Quello che è chiaro è che l’origine di questa pratica deriva da necessità contingenti: ridurre gli aromi di cipolla che determinate varietà di luppolo tendono a trasferire nella birra. Ne sono quindi derivati studi analitici che hanno confermato la loro riduzione spostando l’aggiunta del luppolo dal whirlpool al fermentatore. Da qui a farne una pratica valida ed entusiasmante a prescindere, da riprodurre anche in casa, ce ne passa. Anche perché nella pratica non è così semplice: bisogna raffreddare il mosto, spostarne una parte, attendere prima di raffreddare il resto, praticare diversi spurghi durante e dopo la fermentazione con conseguente perdita anche di mosto e birra.
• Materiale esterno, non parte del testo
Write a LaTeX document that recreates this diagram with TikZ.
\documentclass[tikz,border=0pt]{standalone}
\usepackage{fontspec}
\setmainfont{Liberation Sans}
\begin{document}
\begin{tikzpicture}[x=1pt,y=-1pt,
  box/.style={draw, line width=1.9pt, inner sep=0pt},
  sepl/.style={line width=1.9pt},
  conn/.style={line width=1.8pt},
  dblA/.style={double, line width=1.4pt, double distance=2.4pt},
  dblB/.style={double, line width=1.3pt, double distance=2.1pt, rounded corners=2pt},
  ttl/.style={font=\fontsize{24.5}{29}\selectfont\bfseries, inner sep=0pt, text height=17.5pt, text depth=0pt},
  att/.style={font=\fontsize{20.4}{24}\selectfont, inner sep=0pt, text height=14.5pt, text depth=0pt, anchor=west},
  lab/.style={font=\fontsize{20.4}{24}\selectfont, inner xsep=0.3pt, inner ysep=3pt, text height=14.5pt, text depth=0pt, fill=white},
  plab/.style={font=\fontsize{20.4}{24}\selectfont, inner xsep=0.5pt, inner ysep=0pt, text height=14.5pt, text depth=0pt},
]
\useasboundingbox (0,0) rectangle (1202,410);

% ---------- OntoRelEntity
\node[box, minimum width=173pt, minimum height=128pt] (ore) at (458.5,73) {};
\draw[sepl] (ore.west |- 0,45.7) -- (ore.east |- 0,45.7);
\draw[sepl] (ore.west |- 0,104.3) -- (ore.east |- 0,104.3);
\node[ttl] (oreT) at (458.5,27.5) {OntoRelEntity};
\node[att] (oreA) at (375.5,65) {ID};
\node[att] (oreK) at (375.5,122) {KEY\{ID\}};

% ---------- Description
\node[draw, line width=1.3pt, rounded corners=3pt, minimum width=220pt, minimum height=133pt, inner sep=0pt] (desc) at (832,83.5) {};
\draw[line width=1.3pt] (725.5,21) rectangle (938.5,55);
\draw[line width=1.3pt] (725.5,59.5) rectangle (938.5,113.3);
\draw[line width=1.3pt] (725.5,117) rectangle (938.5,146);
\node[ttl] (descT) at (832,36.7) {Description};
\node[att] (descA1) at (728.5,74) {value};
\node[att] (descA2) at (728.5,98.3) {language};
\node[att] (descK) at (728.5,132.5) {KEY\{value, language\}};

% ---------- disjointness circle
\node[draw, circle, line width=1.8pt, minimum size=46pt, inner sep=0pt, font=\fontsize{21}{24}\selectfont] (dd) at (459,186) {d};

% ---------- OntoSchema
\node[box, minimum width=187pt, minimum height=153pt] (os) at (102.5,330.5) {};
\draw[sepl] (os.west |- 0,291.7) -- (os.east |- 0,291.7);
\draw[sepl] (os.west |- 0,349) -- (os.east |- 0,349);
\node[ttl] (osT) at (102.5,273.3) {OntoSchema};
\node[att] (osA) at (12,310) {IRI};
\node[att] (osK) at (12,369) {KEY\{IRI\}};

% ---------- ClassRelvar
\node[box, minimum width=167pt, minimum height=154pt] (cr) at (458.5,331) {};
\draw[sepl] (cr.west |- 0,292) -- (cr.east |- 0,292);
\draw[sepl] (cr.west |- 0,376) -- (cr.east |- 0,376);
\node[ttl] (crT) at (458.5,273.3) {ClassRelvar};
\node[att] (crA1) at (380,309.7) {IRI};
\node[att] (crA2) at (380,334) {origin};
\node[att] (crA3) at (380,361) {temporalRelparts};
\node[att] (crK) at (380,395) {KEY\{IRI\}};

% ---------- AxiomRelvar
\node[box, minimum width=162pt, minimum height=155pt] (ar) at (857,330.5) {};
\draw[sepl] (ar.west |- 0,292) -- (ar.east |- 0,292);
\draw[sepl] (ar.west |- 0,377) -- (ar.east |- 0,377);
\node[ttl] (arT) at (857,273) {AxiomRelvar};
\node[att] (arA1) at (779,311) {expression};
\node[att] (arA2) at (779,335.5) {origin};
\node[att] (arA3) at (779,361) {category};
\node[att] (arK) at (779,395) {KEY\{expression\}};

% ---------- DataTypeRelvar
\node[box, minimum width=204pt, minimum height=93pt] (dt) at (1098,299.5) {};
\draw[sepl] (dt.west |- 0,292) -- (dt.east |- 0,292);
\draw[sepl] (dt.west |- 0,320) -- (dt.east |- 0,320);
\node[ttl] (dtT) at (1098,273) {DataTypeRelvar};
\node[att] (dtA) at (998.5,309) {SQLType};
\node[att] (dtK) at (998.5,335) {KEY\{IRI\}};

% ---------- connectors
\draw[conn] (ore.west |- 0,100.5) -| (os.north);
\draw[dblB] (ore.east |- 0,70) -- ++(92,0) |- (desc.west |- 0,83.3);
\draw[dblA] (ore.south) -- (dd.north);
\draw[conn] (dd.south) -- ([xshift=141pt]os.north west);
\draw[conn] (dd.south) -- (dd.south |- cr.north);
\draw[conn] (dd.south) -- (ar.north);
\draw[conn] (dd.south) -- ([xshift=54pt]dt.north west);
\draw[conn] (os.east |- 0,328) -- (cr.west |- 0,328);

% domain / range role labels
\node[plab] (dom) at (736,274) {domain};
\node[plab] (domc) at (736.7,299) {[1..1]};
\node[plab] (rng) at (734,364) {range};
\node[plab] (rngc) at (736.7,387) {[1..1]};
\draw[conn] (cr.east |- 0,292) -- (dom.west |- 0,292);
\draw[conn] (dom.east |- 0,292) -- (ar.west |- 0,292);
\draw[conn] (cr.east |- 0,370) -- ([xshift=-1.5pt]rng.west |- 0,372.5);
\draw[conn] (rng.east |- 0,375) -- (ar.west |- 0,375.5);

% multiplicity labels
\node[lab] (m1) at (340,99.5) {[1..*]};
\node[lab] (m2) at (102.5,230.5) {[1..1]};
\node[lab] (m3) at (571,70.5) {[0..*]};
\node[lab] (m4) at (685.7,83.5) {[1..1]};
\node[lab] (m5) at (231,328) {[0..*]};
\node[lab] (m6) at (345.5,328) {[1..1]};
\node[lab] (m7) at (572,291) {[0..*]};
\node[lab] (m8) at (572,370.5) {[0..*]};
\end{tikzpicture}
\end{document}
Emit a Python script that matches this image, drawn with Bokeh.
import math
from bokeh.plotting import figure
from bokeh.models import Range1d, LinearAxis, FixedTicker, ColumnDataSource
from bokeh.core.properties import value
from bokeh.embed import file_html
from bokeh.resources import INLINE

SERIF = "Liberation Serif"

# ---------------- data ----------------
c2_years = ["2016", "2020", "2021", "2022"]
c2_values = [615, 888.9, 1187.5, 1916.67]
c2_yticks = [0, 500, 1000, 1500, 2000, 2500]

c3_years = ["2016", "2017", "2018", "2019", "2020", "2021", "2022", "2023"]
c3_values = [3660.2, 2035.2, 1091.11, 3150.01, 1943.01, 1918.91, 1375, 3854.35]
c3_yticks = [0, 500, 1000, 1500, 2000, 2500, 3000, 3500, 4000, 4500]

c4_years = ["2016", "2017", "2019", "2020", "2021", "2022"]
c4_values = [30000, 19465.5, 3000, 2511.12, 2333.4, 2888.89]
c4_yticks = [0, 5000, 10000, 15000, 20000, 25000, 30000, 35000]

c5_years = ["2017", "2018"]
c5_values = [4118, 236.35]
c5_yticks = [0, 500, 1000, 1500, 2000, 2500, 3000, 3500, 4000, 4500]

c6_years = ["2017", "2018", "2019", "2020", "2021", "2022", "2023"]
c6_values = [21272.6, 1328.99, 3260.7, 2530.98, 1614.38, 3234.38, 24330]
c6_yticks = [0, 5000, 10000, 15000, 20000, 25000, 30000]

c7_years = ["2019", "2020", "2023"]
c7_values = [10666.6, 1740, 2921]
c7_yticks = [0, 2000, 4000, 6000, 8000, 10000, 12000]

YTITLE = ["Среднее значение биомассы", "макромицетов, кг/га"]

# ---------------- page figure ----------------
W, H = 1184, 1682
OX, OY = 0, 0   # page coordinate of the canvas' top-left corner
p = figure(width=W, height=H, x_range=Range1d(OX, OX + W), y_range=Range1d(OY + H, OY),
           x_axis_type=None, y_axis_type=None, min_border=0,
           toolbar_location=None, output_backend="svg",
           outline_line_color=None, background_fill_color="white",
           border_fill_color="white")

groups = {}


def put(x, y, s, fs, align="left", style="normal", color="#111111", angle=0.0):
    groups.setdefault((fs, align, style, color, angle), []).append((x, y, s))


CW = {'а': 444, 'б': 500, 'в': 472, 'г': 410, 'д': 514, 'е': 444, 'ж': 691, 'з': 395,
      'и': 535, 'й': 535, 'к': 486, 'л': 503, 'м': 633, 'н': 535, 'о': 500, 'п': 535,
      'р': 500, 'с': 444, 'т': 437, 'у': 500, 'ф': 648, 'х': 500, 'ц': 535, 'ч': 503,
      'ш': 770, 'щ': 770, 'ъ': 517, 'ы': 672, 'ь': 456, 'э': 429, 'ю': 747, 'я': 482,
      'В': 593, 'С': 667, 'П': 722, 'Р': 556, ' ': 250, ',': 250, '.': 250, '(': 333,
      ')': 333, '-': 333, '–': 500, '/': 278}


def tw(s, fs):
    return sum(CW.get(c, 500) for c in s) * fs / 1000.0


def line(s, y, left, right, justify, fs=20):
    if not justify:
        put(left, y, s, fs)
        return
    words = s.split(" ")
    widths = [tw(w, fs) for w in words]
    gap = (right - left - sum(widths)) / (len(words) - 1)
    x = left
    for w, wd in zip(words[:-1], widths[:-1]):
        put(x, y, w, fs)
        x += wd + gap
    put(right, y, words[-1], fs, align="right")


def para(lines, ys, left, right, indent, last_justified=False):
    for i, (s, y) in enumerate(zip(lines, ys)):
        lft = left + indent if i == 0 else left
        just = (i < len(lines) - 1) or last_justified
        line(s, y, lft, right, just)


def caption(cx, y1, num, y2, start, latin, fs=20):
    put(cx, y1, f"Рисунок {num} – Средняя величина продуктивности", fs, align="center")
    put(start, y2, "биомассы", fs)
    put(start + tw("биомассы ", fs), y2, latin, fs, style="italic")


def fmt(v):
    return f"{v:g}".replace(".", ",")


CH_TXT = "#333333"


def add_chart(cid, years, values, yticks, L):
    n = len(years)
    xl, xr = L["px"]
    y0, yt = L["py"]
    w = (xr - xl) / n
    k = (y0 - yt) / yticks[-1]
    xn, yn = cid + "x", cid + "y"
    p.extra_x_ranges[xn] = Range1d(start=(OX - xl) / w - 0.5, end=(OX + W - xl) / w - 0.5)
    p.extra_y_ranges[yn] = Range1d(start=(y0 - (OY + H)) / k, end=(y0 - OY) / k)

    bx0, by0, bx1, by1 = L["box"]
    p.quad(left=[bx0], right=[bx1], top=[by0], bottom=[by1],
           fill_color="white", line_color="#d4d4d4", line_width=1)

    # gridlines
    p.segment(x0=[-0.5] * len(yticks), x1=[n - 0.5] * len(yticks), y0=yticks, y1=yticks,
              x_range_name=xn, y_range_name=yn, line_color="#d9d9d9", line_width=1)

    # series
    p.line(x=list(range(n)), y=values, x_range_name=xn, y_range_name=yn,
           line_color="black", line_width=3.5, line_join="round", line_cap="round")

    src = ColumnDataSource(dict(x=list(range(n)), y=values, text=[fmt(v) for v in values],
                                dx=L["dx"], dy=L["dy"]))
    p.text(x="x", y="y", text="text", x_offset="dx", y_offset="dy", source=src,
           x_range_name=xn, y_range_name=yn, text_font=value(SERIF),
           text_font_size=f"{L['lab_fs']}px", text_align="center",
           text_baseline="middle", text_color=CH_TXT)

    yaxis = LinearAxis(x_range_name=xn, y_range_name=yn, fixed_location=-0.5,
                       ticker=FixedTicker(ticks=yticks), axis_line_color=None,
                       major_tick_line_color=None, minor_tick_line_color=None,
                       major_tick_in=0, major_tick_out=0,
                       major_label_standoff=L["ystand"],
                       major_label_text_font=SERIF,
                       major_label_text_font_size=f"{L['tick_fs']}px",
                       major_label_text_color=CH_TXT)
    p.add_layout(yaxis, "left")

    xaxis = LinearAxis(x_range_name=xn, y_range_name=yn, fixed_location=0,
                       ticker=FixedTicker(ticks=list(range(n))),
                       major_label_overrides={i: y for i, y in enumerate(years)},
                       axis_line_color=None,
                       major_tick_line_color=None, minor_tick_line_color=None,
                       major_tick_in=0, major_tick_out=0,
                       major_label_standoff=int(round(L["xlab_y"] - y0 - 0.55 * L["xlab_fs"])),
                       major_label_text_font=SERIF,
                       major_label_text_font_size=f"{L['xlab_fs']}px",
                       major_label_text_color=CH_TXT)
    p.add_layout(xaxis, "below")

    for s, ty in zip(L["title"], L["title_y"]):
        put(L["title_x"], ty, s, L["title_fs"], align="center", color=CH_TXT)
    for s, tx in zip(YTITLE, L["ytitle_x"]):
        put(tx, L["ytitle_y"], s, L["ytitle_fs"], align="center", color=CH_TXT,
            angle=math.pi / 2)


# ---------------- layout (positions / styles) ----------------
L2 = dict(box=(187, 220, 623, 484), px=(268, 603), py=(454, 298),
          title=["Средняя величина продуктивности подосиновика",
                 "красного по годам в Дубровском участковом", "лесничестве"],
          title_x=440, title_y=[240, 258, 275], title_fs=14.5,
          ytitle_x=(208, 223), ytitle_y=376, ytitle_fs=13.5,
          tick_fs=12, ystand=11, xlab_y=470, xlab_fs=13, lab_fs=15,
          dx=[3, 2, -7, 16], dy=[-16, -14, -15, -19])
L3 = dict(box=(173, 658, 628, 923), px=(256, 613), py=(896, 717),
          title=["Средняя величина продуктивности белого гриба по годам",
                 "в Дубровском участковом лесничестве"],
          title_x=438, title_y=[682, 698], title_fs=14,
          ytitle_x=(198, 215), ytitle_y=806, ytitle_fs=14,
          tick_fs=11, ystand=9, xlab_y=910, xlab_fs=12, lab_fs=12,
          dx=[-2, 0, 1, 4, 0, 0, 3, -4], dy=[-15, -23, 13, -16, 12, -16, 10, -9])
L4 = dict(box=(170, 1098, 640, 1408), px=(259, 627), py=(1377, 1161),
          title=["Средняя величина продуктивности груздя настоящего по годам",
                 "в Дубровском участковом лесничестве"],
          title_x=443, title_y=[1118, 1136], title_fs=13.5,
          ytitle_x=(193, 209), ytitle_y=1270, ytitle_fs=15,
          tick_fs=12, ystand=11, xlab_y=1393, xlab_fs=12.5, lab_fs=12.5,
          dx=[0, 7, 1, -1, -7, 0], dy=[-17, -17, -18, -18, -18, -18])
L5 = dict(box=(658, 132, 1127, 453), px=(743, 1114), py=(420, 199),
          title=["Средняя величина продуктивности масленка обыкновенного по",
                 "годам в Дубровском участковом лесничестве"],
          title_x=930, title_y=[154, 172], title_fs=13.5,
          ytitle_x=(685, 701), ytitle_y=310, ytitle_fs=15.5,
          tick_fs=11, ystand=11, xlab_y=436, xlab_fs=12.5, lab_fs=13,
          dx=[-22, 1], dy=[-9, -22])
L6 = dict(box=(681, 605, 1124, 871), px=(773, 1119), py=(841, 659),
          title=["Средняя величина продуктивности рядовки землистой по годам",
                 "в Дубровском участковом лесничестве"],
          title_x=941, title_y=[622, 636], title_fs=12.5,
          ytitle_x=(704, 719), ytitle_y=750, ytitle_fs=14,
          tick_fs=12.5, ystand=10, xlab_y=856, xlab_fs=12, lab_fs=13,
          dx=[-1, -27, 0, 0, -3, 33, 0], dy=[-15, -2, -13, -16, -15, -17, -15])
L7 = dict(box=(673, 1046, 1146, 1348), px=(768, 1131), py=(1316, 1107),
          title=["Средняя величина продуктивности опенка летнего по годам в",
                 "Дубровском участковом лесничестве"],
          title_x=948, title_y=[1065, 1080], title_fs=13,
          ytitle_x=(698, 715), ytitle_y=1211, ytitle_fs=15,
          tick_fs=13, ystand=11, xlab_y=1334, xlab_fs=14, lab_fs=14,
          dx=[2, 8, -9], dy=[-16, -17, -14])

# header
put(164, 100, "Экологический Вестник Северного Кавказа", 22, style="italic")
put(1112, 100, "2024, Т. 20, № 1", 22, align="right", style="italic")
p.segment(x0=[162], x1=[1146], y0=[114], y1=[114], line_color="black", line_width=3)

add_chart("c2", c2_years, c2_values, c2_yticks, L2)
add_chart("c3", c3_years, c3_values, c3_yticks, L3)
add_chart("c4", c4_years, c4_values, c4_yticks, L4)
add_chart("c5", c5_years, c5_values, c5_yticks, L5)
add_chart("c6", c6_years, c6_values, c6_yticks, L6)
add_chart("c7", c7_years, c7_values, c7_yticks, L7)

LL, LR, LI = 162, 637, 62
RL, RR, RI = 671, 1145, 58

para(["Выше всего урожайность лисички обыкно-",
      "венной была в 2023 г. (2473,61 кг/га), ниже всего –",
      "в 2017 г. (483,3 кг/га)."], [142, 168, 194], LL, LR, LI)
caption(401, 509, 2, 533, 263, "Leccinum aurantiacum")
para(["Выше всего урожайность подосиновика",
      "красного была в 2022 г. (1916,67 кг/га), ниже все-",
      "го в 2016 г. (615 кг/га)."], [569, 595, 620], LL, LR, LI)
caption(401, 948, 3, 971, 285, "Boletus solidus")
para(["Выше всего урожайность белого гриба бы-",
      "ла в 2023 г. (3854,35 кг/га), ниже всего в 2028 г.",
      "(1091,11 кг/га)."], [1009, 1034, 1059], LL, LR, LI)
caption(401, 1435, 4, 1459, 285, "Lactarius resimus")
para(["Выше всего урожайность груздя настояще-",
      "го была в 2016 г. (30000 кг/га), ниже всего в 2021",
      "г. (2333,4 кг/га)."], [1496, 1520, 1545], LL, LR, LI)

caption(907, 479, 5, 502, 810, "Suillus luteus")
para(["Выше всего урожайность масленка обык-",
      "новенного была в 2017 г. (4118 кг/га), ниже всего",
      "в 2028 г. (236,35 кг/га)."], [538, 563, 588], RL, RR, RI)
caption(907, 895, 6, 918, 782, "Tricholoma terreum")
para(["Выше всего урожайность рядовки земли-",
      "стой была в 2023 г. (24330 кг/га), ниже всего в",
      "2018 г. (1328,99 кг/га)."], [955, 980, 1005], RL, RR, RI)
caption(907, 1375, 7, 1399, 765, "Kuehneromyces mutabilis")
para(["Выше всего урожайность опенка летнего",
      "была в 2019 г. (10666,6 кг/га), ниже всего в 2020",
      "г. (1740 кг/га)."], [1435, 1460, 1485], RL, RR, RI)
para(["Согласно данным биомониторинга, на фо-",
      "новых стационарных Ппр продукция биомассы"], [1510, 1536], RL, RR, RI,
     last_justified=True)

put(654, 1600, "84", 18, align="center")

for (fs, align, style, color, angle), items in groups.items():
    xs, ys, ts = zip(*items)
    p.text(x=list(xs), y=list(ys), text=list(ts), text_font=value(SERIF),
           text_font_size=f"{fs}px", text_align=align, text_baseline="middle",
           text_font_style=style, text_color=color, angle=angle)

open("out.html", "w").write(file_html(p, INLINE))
Inoltre, occorre porre particolare attenzione ai trasferimenti a caldo del mosto perché si rischia comunque di ossidare, specialmente se il fermentatore non è saturo di CO2 ma è pieno di aria (lo spazio vuoto al suo interno, con solo il 15% di mosto dentro, è piuttosto ampio).  Insomma, una strada sicuramente interessante da esplorare anche in casa ma con le dovute cautele, senza rimanere accecati dall’entusiasmo della novità a tutti i costi.